* **INFORMATION PROVIDED**:

--- BEGIN ---

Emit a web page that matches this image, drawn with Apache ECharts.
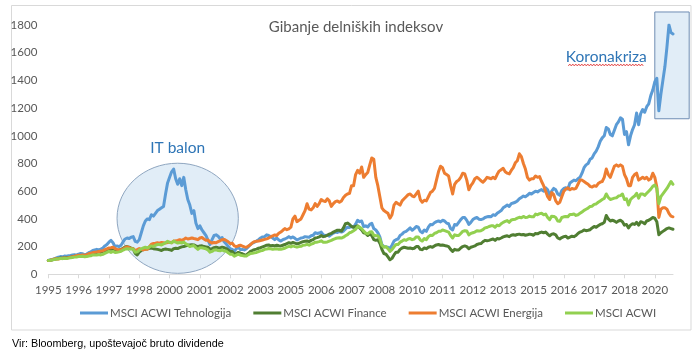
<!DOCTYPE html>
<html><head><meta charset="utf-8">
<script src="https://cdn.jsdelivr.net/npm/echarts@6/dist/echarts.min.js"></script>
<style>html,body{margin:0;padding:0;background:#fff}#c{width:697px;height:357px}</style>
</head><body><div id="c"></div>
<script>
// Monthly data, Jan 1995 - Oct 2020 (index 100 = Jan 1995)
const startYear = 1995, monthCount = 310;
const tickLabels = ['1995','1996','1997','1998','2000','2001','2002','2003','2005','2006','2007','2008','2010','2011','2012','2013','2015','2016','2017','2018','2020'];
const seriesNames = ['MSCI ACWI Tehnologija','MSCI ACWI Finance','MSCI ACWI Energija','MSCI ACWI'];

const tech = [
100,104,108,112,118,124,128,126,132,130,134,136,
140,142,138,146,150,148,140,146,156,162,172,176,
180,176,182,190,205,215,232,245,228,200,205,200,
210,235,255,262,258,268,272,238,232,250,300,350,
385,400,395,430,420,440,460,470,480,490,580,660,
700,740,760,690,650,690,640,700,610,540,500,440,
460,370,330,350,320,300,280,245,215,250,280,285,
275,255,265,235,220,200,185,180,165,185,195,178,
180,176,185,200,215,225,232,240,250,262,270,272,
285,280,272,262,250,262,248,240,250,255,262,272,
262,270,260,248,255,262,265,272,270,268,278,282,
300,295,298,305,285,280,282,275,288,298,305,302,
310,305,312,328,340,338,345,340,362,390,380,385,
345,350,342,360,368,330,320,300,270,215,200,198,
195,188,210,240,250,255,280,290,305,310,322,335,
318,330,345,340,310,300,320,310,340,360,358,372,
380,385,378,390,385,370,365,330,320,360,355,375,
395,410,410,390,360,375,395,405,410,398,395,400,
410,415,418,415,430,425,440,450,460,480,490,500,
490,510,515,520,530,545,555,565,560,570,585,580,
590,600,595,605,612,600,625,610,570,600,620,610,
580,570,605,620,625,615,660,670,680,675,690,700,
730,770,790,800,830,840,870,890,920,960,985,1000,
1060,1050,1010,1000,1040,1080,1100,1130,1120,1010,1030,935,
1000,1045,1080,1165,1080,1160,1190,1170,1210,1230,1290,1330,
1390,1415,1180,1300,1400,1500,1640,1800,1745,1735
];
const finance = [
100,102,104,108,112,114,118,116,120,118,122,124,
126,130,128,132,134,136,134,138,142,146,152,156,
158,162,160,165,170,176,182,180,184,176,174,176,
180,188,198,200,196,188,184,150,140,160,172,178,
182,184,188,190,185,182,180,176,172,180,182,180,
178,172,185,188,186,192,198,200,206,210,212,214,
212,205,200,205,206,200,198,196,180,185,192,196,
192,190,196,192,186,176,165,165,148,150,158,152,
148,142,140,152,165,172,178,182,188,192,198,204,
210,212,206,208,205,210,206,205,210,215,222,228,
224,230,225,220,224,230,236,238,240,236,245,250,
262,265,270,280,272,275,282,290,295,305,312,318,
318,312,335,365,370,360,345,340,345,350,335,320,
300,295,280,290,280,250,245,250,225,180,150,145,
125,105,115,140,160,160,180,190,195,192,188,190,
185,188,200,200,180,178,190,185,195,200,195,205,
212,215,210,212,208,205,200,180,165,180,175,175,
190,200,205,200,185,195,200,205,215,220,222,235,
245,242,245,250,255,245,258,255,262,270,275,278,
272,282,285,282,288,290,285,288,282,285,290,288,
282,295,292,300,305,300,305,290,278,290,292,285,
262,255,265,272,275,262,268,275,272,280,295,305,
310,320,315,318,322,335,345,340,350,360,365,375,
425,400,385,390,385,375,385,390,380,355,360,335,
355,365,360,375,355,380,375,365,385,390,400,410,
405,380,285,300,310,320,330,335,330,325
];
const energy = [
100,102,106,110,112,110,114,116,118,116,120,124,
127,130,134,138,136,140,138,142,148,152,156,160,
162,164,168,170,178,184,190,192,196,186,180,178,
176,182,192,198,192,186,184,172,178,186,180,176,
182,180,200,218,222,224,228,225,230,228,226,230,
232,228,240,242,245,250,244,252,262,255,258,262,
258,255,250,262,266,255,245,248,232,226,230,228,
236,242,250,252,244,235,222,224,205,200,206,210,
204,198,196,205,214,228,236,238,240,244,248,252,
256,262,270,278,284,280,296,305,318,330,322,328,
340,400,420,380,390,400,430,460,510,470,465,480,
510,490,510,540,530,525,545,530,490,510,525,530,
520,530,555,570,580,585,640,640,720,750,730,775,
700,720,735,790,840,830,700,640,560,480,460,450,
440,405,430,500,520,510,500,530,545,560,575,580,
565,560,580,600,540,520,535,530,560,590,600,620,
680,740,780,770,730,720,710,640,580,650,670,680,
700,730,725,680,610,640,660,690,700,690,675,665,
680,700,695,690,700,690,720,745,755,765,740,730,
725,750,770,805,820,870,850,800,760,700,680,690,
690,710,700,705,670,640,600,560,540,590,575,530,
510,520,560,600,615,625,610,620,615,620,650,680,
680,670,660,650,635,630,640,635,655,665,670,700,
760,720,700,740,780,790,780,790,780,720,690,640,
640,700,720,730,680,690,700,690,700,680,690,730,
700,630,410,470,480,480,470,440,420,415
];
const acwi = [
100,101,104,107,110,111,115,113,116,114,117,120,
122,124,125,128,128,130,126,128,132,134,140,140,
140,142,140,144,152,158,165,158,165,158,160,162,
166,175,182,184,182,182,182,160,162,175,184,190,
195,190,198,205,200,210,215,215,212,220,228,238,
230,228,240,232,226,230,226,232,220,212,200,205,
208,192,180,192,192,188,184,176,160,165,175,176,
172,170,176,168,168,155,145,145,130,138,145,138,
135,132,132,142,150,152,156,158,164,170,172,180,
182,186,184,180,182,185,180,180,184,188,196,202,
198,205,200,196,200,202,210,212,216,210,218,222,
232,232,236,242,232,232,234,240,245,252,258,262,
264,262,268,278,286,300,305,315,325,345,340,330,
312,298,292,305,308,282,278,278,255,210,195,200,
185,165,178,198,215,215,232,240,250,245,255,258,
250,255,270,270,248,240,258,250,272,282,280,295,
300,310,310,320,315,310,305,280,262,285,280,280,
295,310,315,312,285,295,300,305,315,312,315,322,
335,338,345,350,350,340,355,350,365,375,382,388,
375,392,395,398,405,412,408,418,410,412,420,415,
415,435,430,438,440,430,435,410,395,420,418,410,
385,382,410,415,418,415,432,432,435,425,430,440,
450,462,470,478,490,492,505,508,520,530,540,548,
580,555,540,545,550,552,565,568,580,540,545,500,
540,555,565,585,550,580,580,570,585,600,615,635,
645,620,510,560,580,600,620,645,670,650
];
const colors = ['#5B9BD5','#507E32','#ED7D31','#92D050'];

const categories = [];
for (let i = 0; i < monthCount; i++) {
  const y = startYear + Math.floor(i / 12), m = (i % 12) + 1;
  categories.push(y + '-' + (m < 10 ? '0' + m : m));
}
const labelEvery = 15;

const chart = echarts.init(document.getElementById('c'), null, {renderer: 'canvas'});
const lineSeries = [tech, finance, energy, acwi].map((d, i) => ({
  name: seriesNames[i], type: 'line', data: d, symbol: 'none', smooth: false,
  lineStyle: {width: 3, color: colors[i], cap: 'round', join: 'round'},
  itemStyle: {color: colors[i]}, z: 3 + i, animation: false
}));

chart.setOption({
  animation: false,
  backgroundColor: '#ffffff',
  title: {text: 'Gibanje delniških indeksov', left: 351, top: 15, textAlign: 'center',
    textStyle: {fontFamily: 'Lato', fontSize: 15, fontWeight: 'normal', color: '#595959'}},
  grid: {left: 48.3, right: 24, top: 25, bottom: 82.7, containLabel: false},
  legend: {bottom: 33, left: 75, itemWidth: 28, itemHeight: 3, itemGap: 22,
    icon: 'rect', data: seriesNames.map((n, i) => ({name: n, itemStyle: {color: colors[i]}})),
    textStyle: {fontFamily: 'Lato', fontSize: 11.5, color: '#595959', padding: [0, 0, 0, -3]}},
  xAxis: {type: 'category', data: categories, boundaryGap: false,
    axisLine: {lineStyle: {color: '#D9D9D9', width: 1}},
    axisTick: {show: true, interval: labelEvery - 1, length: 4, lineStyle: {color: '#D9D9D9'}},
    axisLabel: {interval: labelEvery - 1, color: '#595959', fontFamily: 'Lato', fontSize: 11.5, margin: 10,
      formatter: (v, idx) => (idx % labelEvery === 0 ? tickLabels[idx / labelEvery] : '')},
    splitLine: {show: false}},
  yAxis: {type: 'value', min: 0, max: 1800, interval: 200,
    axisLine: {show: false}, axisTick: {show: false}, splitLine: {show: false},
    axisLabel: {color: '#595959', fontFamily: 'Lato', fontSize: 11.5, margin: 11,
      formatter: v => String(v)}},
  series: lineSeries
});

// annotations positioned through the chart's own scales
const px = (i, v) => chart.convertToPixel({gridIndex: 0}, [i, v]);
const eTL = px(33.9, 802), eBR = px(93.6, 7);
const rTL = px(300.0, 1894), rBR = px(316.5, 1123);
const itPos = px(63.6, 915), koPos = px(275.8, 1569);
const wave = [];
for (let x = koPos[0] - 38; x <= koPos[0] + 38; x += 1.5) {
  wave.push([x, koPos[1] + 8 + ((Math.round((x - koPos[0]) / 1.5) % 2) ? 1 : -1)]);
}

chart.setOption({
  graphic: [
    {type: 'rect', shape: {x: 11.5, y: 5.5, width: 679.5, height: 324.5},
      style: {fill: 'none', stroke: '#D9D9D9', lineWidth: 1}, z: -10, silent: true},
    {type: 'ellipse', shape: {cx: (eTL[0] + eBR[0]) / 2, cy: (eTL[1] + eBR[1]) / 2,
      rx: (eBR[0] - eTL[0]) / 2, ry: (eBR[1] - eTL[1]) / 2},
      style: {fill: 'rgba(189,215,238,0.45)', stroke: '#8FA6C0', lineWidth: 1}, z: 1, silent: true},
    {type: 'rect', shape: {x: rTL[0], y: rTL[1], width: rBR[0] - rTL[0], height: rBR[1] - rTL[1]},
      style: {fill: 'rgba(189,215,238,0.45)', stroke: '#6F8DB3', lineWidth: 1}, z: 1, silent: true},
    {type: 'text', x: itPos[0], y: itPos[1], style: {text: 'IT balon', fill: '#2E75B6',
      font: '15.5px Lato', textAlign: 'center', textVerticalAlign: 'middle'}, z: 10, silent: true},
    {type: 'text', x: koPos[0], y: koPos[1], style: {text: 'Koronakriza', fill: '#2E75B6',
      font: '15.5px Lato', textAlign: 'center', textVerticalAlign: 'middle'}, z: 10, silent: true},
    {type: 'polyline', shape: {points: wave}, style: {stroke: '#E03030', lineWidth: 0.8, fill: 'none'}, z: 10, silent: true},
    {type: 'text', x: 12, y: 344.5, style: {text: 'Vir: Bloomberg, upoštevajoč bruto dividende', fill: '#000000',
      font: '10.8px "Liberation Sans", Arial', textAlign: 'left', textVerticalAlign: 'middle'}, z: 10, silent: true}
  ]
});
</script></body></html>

--- END ---

* **WHAT TO WORK ON**: Exactly restate the lines from the beginning of the data through the line with "const seriesNames = ['MSCI", and no others, keeping pictures out.

* **EXPECTED ANSWER**:
Emit a web page that matches this image, drawn with Apache ECharts.
<!DOCTYPE html>
<html><head><meta charset="utf-8">
<script src="https://cdn.jsdelivr.net/npm/echarts@6/dist/echarts.min.js"></script>
<style>html,body{margin:0;padding:0;background:#fff}#c{width:697px;height:357px}</style>
</head><body><div id="c"></div>
<script>
// Monthly data, Jan 1995 - Oct 2020 (index 100 = Jan 1995)
const startYear = 1995, monthCount = 310;
const tickLabels = ['1995','1996','1997','1998','2000','2001','2002','2003','2005','2006','2007','2008','2010','2011','2012','2013','2015','2016','2017','2018','2020'];
const seriesNames = ['MSCI ACWI Tehnologija','MSCI ACWI Finance','MSCI ACWI Energija','MSCI ACWI'];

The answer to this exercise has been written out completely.